外面的风很大,这样的天气让我无法形容是喜欢还是讨厌,但可以确定的是,我更喜欢阳光明媚的天气,那样起码会觉得温暖。
忽然发现自己好麻木,麻木到什么都无所谓的样子,起码似乎在冉冉心里是这样。我很久以前就向往风沙弥漫的大漠,我想那里应该可以看到“大漠孤烟直,长河落日圆”的壮丽。我想我可以一个人,一匹马,向江南行走。我们一起慢慢的走,一个人,一匹马,满满的走。走到我芳华逝去,等到马渐渐老去,我们依然到不了江南,只是我们都老了,老到越走越慢,只是这样一路的行着。
今天我惹她生气了,记得刚上初一时我只有她一个朋友,我们好到形影不离,可只是我对她而已,我总是很少有朋友,那是她是我唯一的朋友,可我却不是她的唯一。
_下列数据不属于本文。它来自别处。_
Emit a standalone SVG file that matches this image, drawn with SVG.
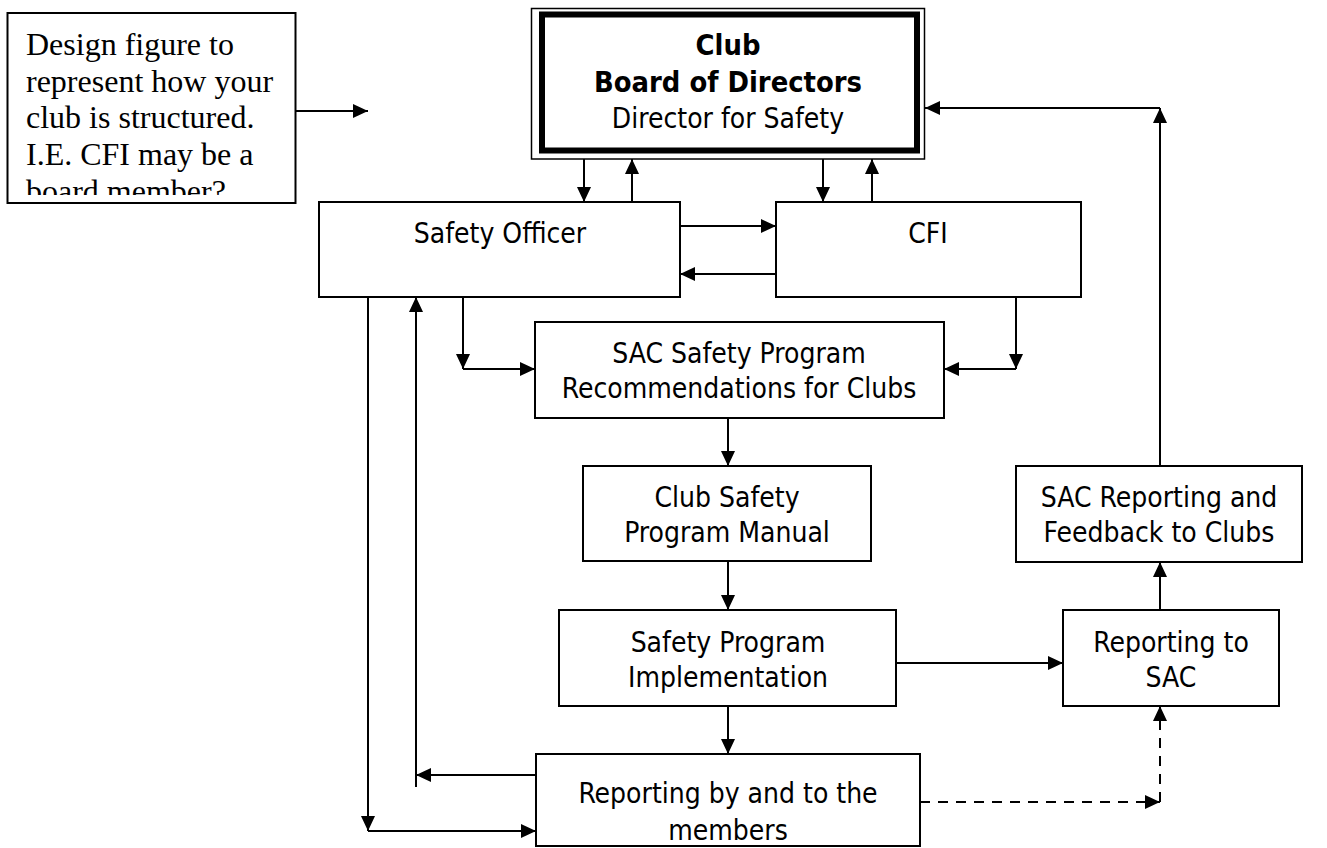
<svg xmlns="http://www.w3.org/2000/svg" width="1327" height="848" viewBox="0 0 1327 848">
<style>
.box{fill:#fff;stroke:#000;stroke-width:2}
.t{font-family:"DejaVu Sans Condensed","DejaVu Sans",sans-serif;font-stretch:condensed;font-size:28px;fill:#000;text-anchor:middle}
.b{font-weight:bold;font-size:28.8px}
.serif{font-family:"Liberation Serif","Times New Roman",serif;font-size:32px;fill:#000}
.c line{stroke:#000;stroke-width:2;fill:none}
.c .d{stroke-dasharray:10 8}
</style>
<defs>
<marker id="ah" markerUnits="userSpaceOnUse" markerWidth="16" markerHeight="14" refX="15" refY="7" orient="auto" viewBox="0 0 16 14">
<path d="M0,0 L15,7 L0,14 z" fill="#000" stroke="none"/>
</marker>
<clipPath id="noteclip"><rect x="8" y="14" width="287" height="181"/></clipPath>
</defs>
<rect width="1327" height="848" fill="#fff"/>

<g id="note">
<rect x="7.5" y="13" width="288" height="190" fill="#fff" stroke="#000" stroke-width="2"/>
<g clip-path="url(#noteclip)">
<text class="serif" x="26" y="55">Design figure to</text>
<text class="serif" x="26" y="92">represent how your</text>
<text class="serif" x="26" y="128">club is structured.</text>
<text class="serif" x="26" y="165">I.E. CFI may be a</text>
<text class="serif" x="26" y="202">board member?</text>
</g>
</g>

<g id="board">
<rect x="531.5" y="8.5" width="393" height="150.5" fill="#fff" stroke="#000" stroke-width="1.5"/>
<rect x="542" y="14.5" width="375" height="136" fill="#fff" stroke="#000" stroke-width="6"/>
<text class="t b" x="728" y="55">Club</text>
<text class="t b" x="728" y="92">Board of Directors</text>
<text class="t" x="728" y="128">Director for Safety</text>
</g>

<g id="safety-officer">
<rect class="box" x="319" y="202" width="361" height="95"/>
<text class="t" x="500" y="243">Safety Officer</text>
</g>

<g id="cfi">
<rect class="box" x="776" y="202" width="305" height="95"/>
<text class="t" x="928" y="243">CFI</text>
</g>

<g id="sac-program">
<rect class="box" x="535" y="322" width="409" height="96"/>
<text class="t" x="739" y="363">SAC Safety Program</text>
<text class="t" x="739" y="398">Recommendations for Clubs</text>
</g>

<g id="club-manual">
<rect class="box" x="583" y="466" width="288" height="95"/>
<text class="t" x="727" y="507">Club Safety</text>
<text class="t" x="727" y="542">Program Manual</text>
</g>

<g id="implementation">
<rect class="box" x="559" y="610" width="337" height="96"/>
<text class="t" x="728" y="652">Safety Program</text>
<text class="t" x="728" y="687">Implementation</text>
</g>

<g id="members">
<rect class="box" x="536" y="754" width="384" height="92"/>
<text class="t" x="728" y="803">Reporting by and to the</text>
<text class="t" x="728" y="840">members</text>
</g>

<g id="reporting-sac">
<rect class="box" x="1063" y="610" width="216" height="96"/>
<text class="t" x="1171" y="652">Reporting to</text>
<text class="t" x="1171" y="687">SAC</text>
</g>

<g id="sac-feedback">
<rect class="box" x="1016" y="466" width="286" height="96"/>
<text class="t" x="1159" y="507">SAC Reporting and</text>
<text class="t" x="1159" y="542">Feedback to Clubs</text>
</g>

<g id="connectors" class="c">
<line x1="296" y1="111" x2="368" y2="111" marker-end="url(#ah)"/>
<line x1="584" y1="159" x2="584" y2="202" marker-end="url(#ah)"/>
<line x1="632" y1="202" x2="632" y2="159" marker-end="url(#ah)"/>
<line x1="823" y1="159" x2="823" y2="202" marker-end="url(#ah)"/>
<line x1="872" y1="202" x2="872" y2="159" marker-end="url(#ah)"/>
<line x1="680" y1="226" x2="776" y2="226" marker-end="url(#ah)"/>
<line x1="776" y1="274" x2="680" y2="274" marker-end="url(#ah)"/>
<line x1="463" y1="297" x2="463" y2="369" marker-end="url(#ah)"/>
<line x1="463" y1="369" x2="535" y2="369" marker-end="url(#ah)"/>
<line x1="1016" y1="297" x2="1016" y2="369" marker-end="url(#ah)"/>
<line x1="1016" y1="369" x2="944" y2="369" marker-end="url(#ah)"/>
<line x1="728" y1="418" x2="728" y2="466" marker-end="url(#ah)"/>
<line x1="728" y1="561" x2="728" y2="610" marker-end="url(#ah)"/>
<line x1="728" y1="706" x2="728" y2="754" marker-end="url(#ah)"/>
<line x1="896" y1="663" x2="1063" y2="663" marker-end="url(#ah)"/>
<line x1="1160" y1="610" x2="1160" y2="562" marker-end="url(#ah)"/>
<line x1="1160" y1="466" x2="1160" y2="108" marker-end="url(#ah)"/>
<line x1="1160" y1="108" x2="925" y2="108" marker-end="url(#ah)"/>
<line x1="536" y1="775" x2="416" y2="775" marker-end="url(#ah)"/>
<line x1="416" y1="787" x2="416" y2="297" marker-end="url(#ah)"/>
<line x1="368" y1="297" x2="368" y2="831" marker-end="url(#ah)"/>
<line x1="368" y1="831" x2="536" y2="831" marker-end="url(#ah)"/>
<line class="d" x1="920" y1="802" x2="1160" y2="802" marker-end="url(#ah)"/>
<line class="d" x1="1160" y1="802" x2="1160" y2="706" marker-end="url(#ah)"/>
</g>
</svg>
她总在笑,可总是些很忧伤的文字。我那时的生活只有她,我那时认定我们会是一辈子的朋友。可初二是她要转学,她走时我想知道没有她的日子我会过得怎么样,所以对她的离开我甚至有点欢喜,可她真的就那样走了,她走了,我忽然发现自己竟然不知该怎么活着了,没有她的日子我甚至连课都不知怎么听,于是我开始疯狂的思念她,没有人知道当初的她对我来说是多么的重要,我没有过很多很多的约定,可后来我们都只记得约定了,我们都忘了约定的内容,她离开的那一年里,我疯狂的睡觉,似乎我的世界少了她,我真的就不知该怎么继续。可我疯狂的思念在她给我打第一个电话是碎了。她客套的话语让我连同我年少所有的梦都碎了。于是我依旧疯狂的睡觉,似乎我的世界除了睡觉什么都停了下来。
再后来,我醒了,连同我年少的梦一起醒来,就像冉冉说的那样,我只是不知道我还该去在乎什么,我的一切似乎都是那么的无所谓了。